Edward Bennett Rosa (4 October 1873, Rogersville, Steuben County – 17 May 1921, Washington, D. C.) was an American physicist, specialising in measurement science.

He received B.S. at Wesleyan University (1886) and taught physics at a school in Providence, Rhode Island before graduate studies in physics at Johns Hopkins University, obtaining a Ph.D. in 1891 on the thesis entitled The Specific Inductive Capacity of Electrolytes, advised by Henry Augustus Rowland.
After a short stay at University of Wisconsin (1890) he was professor of physics at
Wesleyan University (1891–1901) where he and Wilbur Olin Atwater developed a
respiration calorimeter which for human beings confirmed conservation of energy laws and allowed for calculation of caloric values of different foods. He also made an early
curve tracer for alternating currents. He then joined as head of the electrical research division at
National Bureau of Standards (1901) where he,
Noah Ernest Dorsey and Frederick Grover, developed a variety of measurement devices. With
George Wood Vinal he made an ammeter based on a silver voltameter.
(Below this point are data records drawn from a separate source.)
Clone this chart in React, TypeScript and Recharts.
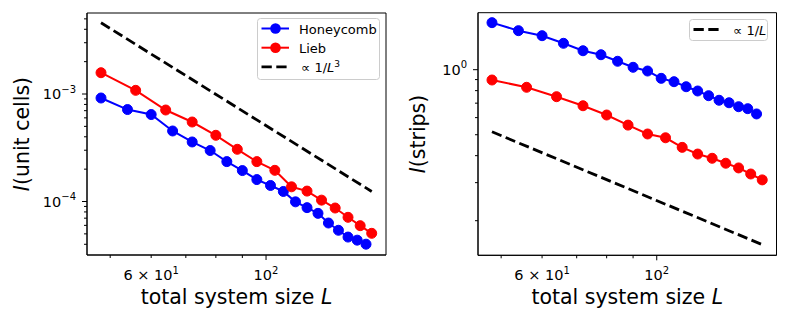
import React from "react";
import { LineChart, Line, XAxis, YAxis, Legend, Label, ReferenceArea } from "recharts";

const FONT = "DejaVu Sans";

// system sizes
const honeycombL = [48, 54, 60, 66, 72, 78, 84, 90, 96, 102, 108, 114, 120, 126, 132, 138, 144, 150, 156];
const liebL = [48, 56, 64, 72, 80, 88, 96, 104, 112, 120, 128, 136, 144, 152, 160];
const guideL = [48, 160];

// left panel: I(unit cells)
const honeycombUnitCells = [
  9.18e-4, 7.17e-4, 6.44e-4, 4.53e-4, 3.58e-4, 2.98e-4, 2.35e-4, 1.94e-4, 1.6e-4, 1.41e-4,
  1.24e-4, 9.93e-5, 8.77e-5, 7.76e-5, 6.31e-5, 5.4e-5, 4.67e-5, 4.37e-5, 4.01e-5,
];
const liebUnitCells = [
  1.578e-3, 1.082e-3, 7.1e-4, 5.49e-4, 4.13e-4, 3.06e-4, 2.35e-4, 1.95e-4, 1.37e-4, 1.25e-4,
  1.03e-4, 8.7e-5, 7.13e-5, 5.96e-5, 5.06e-5,
];
const cubicGuide = [4.6e-3, 1.24e-4];

// right panel: I(strips)
const honeycombStrips = [
  1.651, 1.516, 1.437, 1.325, 1.224, 1.173, 1.094, 1.026, 0.986, 0.912, 0.88, 0.834, 0.797,
  0.758, 0.722, 0.703, 0.674, 0.66, 0.624,
];
const liebStrips = [
  0.896, 0.829, 0.75, 0.681, 0.617, 0.554, 0.504, 0.484, 0.437, 0.407, 0.389, 0.369, 0.351,
  0.329, 0.309,
];
const linearGuide = [0.516, 0.155];

// ticks
const xTicks = [50, 60, 70, 80, 90, 100];
const xMajor = [100];
const xTickLabels = [
  { value: 60, base: "6 × 10", exp: "1" },
  { value: 100, base: "10", exp: "2" },
];
const unitCellTicks = [
  4e-5, 5e-5, 6e-5, 7e-5, 8e-5, 9e-5, 1e-4, 2e-4, 3e-4, 4e-4, 5e-4, 6e-4, 7e-4, 8e-4, 9e-4,
  1e-3, 2e-3, 3e-3, 4e-3, 5e-3,
];
const unitCellMajor = [1e-4, 1e-3];
const unitCellLabels = [
  { value: 1e-4, base: "10", exp: "−4" },
  { value: 1e-3, base: "10", exp: "−3" },
];
const stripTicks = [0.2, 0.3, 0.4, 0.5, 0.6, 0.7, 0.8, 0.9, 1];
const stripMajor = [1];
const stripLabels = [{ value: 1, base: "10", exp: "0" }];

const xDomain = [45.1, 170.5];

const zip = (xs: number[], ys: number[]) => xs.map((L, i) => ({ L, v: ys[i] }));
const same = (a: number, b: number) => Math.abs(Math.log10(a) - Math.log10(b)) < 1e-6;

type TickLab = { value: number; base: string; exp: string };

const makeXTick = (labels: TickLab[], majors: number[]) => (props: any) => {
  const { x, y, payload } = props;
  const lab = labels.find((t) => same(t.value, payload.value));
  const major = majors.some((m) => same(m, payload.value));
  return (
    <g>
      <line x1={x} x2={x} y1={y} y2={y + (major ? 5 : 3)} stroke="#000" strokeWidth={1} />
      {lab && (
        <text x={x} y={y + 25} textAnchor="middle" fontSize={14.5} fontFamily={FONT} fill="#000">
          <tspan>{lab.base}</tspan>
          <tspan dy={-6.5} fontSize={10}>{lab.exp}</tspan>
        </text>
      )}
    </g>
  );
};

const makeYTick = (labels: TickLab[], majors: number[]) => (props: any) => {
  const { x, y, payload } = props;
  const lab = labels.find((t) => same(t.value, payload.value));
  const major = majors.some((m) => same(m, payload.value));
  return (
    <g>
      <line x1={x} x2={x - (major ? 5 : 3)} y1={y} y2={y} stroke="#000" strokeWidth={1} />
      {lab && (
        <text x={x - 11} y={y + 5} textAnchor="end" fontSize={14.5} fontFamily={FONT} fill="#000">
          <tspan>{lab.base}</tspan>
          <tspan dy={-6.5} fontSize={10}>{lab.exp}</tspan>
        </text>
      )}
    </g>
  );
};

type LegendItem = { text: React.ReactNode; color: string; dashed?: boolean; marker?: boolean };

function LegendBox({ items, w, h }: { items: LegendItem[]; w: number; h: number }) {
  return (
    <svg width={w} height={h} style={{ display: "block" }}>
      <rect x={0.5} y={0.5} width={w - 1} height={h - 1} rx={3} fill="#fff" fillOpacity={0.8} stroke="#cccccc" />
      {items.map((it, i) => {
        const cy = 10.5 + i * 19.2;
        return (
          <g key={i}>
            <line
              x1={4.5}
              x2={32}
              y1={cy}
              y2={cy}
              stroke={it.color}
              strokeWidth={it.dashed ? 2.8 : 2}
              strokeDasharray={it.dashed ? "10.3 4.5" : undefined}
            />
            {it.marker && <circle cx={18.5} cy={cy} r={5.3} fill={it.color} />}
            <text x={it.dashed ? 44 : 42} y={cy + 5} fontSize={13} fontFamily={FONT} fill="#000">
              {it.text}
            </text>
          </g>
        );
      })}
    </svg>
  );
}

type PanelProps = {
  blue: { L: number; v: number }[];
  red: { L: number; v: number }[];
  guide: { L: number; v: number }[];
  yDomain: number[];
  yTicks: number[];
  yMajor: number[];
  yLabels: TickLab[];
  yTitle: string;
  margin: { top: number; right: number; bottom: number; left: number };
  xAxisHeight: number;
  yTitleX: number;
  legend: { items: LegendItem[]; left: number; top: number; w: number; h: number };
};

function Panel(p: PanelProps) {
  const W = 394;
  const H = 323;
  const yAxisW = 60;
  const plotLeft = p.margin.left + yAxisW;
  const plotRight = W - p.margin.right;
  const plotTop = p.margin.top;
  const plotBottom = H - p.margin.bottom - p.xAxisHeight;
  const cx = (plotLeft + plotRight) / 2;
  const cy = (plotTop + plotBottom) / 2;

  return (
    <LineChart width={W} height={H} margin={p.margin}>
      <XAxis
        dataKey="L"
        type="number"
        scale="log"
        domain={xDomain}
        allowDataOverflow
        ticks={xTicks}
        interval={0}
        tickSize={0}
        tickMargin={0}
        tickLine={false}
        height={p.xAxisHeight}
        axisLine={{ stroke: "#000", strokeWidth: 1 }}
        tick={makeXTick(xTickLabels, xMajor)}
      >
        <Label
          content={() => (
            <text x={cx} y={plotBottom + 49} textAnchor="middle" fontSize={20.5} fontFamily={FONT} fill="#000">
              total system size <tspan fontStyle="italic">L</tspan>
            </text>
          )}
        />
      </XAxis>
      <YAxis
        type="number"
        scale="log"
        domain={p.yDomain}
        allowDataOverflow
        ticks={p.yTicks}
        interval={0}
        tickSize={0}
        tickMargin={0}
        tickLine={false}
        width={yAxisW}
        axisLine={{ stroke: "#000", strokeWidth: 1 }}
        tick={makeYTick(p.yLabels, p.yMajor)}
      >
        <Label
          content={() => (
            <text
              x={p.yTitleX}
              y={cy}
              transform={`rotate(-90, ${p.yTitleX}, ${cy})`}
              textAnchor="middle"
              fontSize={20.5}
              fontFamily={FONT}
              fill="#000"
            >
              <tspan fontStyle="italic">I</tspan>({p.yTitle})
            </text>
          )}
        />
      </YAxis>
      <ReferenceArea
        x1={xDomain[0]}
        x2={xDomain[1]}
        y1={p.yDomain[0]}
        y2={p.yDomain[1]}
        ifOverflow="visible"
        fill="none"
        fillOpacity={0}
        stroke="#000"
        strokeWidth={1}
        strokeOpacity={1}
      />
      <Line
        data={p.blue}
        dataKey="v"
        type="linear"
        stroke="#0000ff"
        strokeWidth={2}
        dot={{ r: 5, fill: "#0000ff", stroke: "#0000ff", strokeWidth: 1 }}
        isAnimationActive={false}
      />
      <Line
        data={p.red}
        dataKey="v"
        type="linear"
        stroke="#ff0000"
        strokeWidth={2}
        dot={{ r: 5, fill: "#ff0000", stroke: "#ff0000", strokeWidth: 1 }}
        isAnimationActive={false}
      />
      <Line
        data={p.guide}
        dataKey="v"
        type="linear"
        stroke="#000"
        strokeWidth={2.8}
        strokeDasharray="10.3 4.5"
        dot={false}
        isAnimationActive={false}
      />
      <Legend
        layout="vertical"
        align="center"
        verticalAlign="middle"
        wrapperStyle={{ left: p.legend.left, top: p.legend.top, width: p.legend.w, height: p.legend.h }}
        content={() => <LegendBox items={p.legend.items} w={p.legend.w} h={p.legend.h} />}
      />
    </LineChart>
  );
}

export default function App() {
  return (
    <div
      style={{
        position: "absolute",
        left: 0,
        top: 0,
        width: 788,
        height: 323,
        background: "#fff",
        display: "flex",
      }}
    >
      <Panel
        blue={zip(honeycombL, honeycombUnitCells)}
        red={zip(liebL, liebUnitCells)}
        guide={zip(guideL, cubicGuide)}
        yDomain={[3.18e-5, 5.67e-3]}
        yTicks={unitCellTicks}
        yMajor={unitCellMajor}
        yLabels={unitCellLabels}
        yTitle="unit cells"
        margin={{ top: 13, right: 8, bottom: 0, left: 27 }}
        xAxisHeight={68}
        yTitleX={28.5}
        legend={{
          left: 257,
          top: 18,
          w: 123,
          h: 62,
          items: [
            { text: "Honeycomb", color: "#0000ff", marker: true },
            { text: "Lieb", color: "#ff0000", marker: true },
            {
              text: (
                <>
                  ∝ 1/<tspan fontStyle="italic">L</tspan>
                  <tspan dy={-5} fontSize={9}>3</tspan>
                </>
              ),
              color: "#000",
              dashed: true,
            },
          ],
        }}
      />
      <Panel
        blue={zip(honeycombL, honeycombStrips)}
        red={zip(liebL, liebStrips)}
        guide={zip(guideL, linearGuide)}
        yDomain={[0.1383, 1.836]}
        yTicks={stripTicks}
        yMajor={stripMajor}
        yLabels={stripLabels}
        yTitle="strips"
        margin={{ top: 12.7, right: 11.5, bottom: 0, left: 24 }}
        xAxisHeight={67.7}
        yTitleX={30.5}
        legend={{
          left: 295,
          top: 19,
          w: 79,
          h: 22,
          items: [
            {
              text: (
                <>
                  ∝ 1/<tspan fontStyle="italic">L</tspan>
                </>
              ),
              color: "#000",
              dashed: true,
            },
          ],
        }}
      />
    </div>
  );
}
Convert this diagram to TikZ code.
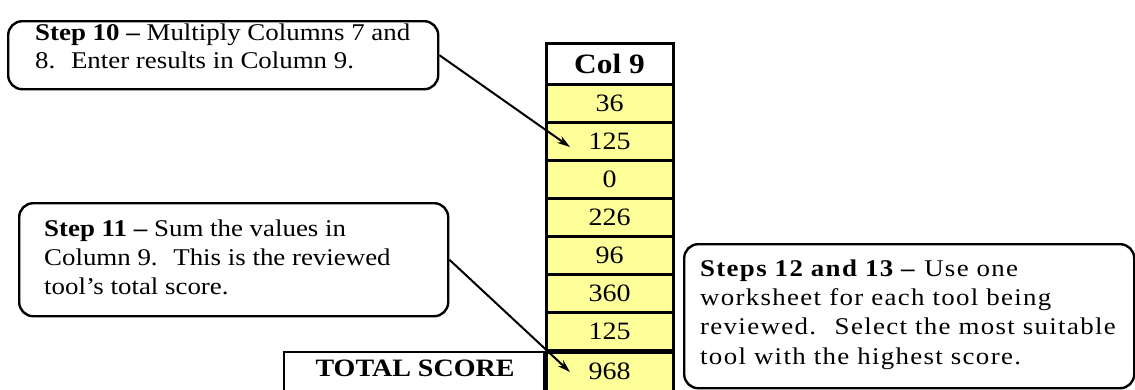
\documentclass[tikz,border=0pt]{standalone}
\usepackage{fontspec}
\setmainfont{Liberation Serif}[FakeStretch=1.12]
\newfontfamily\trackedfont{Liberation Serif}[FakeStretch=1.12, LetterSpace=5.5]
\usetikzlibrary{arrows.meta}
\definecolor{cellyellow}{HTML}{FFFF99}
\tikzset{
  callout/.style={draw=black, line width=2.4pt, rounded corners=14pt, fill=white, inner sep=0pt},
  note/.style={anchor=base west, align=left, inner sep=0pt, font=\fontsize{24}{29}\selectfont},
  cell/.style={draw=black, line width=3pt, fill=cellyellow, minimum width=127pt,
    minimum height=38.1pt, inner sep=0pt, font=\fontsize{25}{28}\selectfont},
  headcell/.style={cell, fill=white, minimum height=41pt, font=\fontsize{28}{32}\selectfont\bfseries},
  pointer/.style={line width=2pt, -{Stealth[length=13pt,width=8pt]}}
}
\begin{document}
\begin{tikzpicture}[x=1pt,y=-1pt]
  \useasboundingbox (0,0) rectangle (1135,389);
  \clip (0,0) rectangle (1135,389);

  % column 9 with its header and cells
  \node[headcell] (head) at (609.5,63.5) {Col 9};
  \foreach \v [count=\i] in {36,125,0,226,96,360,125} {
    \node[cell] (c\i) at (609.5,{84+38.1*(\i-0.5)}) {\v};
  }
  % last cell runs on below the page edge
  \node[cell, anchor=north, minimum height=60pt, text depth=22pt] (c8) at (609.5,350.7) {968};

  % total score label box
  \node[draw=black, line width=2.2pt, anchor=north east, minimum width=261pt,
        minimum height=60pt, inner sep=0pt] (total) at (546,351) {};
  \node[anchor=base, inner sep=0pt, font=\fontsize{25}{28}\selectfont\bfseries]
        (totaltext) at (415,376) {TOTAL SCORE};
  \draw[line width=3pt] (c8.north west) -- (c8.south west);

  % callout boxes
  \node[callout, anchor=north west, minimum width=430pt, minimum height=68pt] (s10) at (7,20) {};
  \node[note, font=\fontsize{24}{28}\selectfont] (t10) at (35,68)
    {\textbf{Step 10 –} Multiply Columns 7 and\\8.~ Enter results in Column 9.};

  \node[callout, anchor=north west, minimum width=429pt, minimum height=113pt] (s11) at (18,202) {};
  \node[note] (t11) at (44,294)
    {\textbf{Step 11 –} Sum the values in\\Column 9.~ This is the reviewed\\tool’s total score.};

  \node[callout, anchor=north west, minimum width=450pt, minimum height=144pt] (s12) at (683,243) {};
  \node[note, font=\fontsize{24}{29.3}\trackedfont] (t12) at (700,364)
    {\textbf{Steps 12 and 13 –} Use one\\worksheet for each tool being\\reviewed.~ Select the most suitable\\tool with the highest score.};

  % pointers into the column
  \coordinate (p10) at (570,147);
  \coordinate (p11) at (570,372);
  \draw[pointer] (s10.east) -- (p10);
  \draw[pointer] (s11.east) -- (p11);
\end{tikzpicture}
\end{document}
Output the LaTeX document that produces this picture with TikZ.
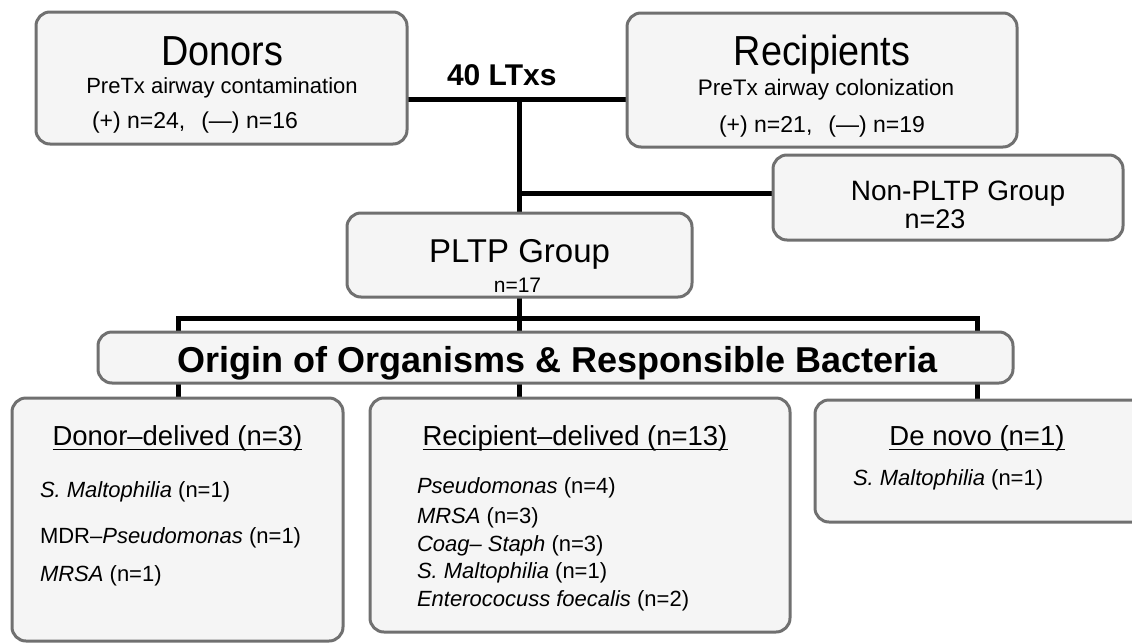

He also headed the Safety Code division that defined the National Electrical Code. Rosa died while at work.

==Awards==
- Elliott Cresson Medal of the Franklin Institute 1898 for the respiration calorimeter
- Fellow of the American Institute of Electrical Engineers and American Physical Society
- Elected to the National Academy of Sciences 1913
- The E. B. Rosa Award is offered by National Institute of Standards and Technology.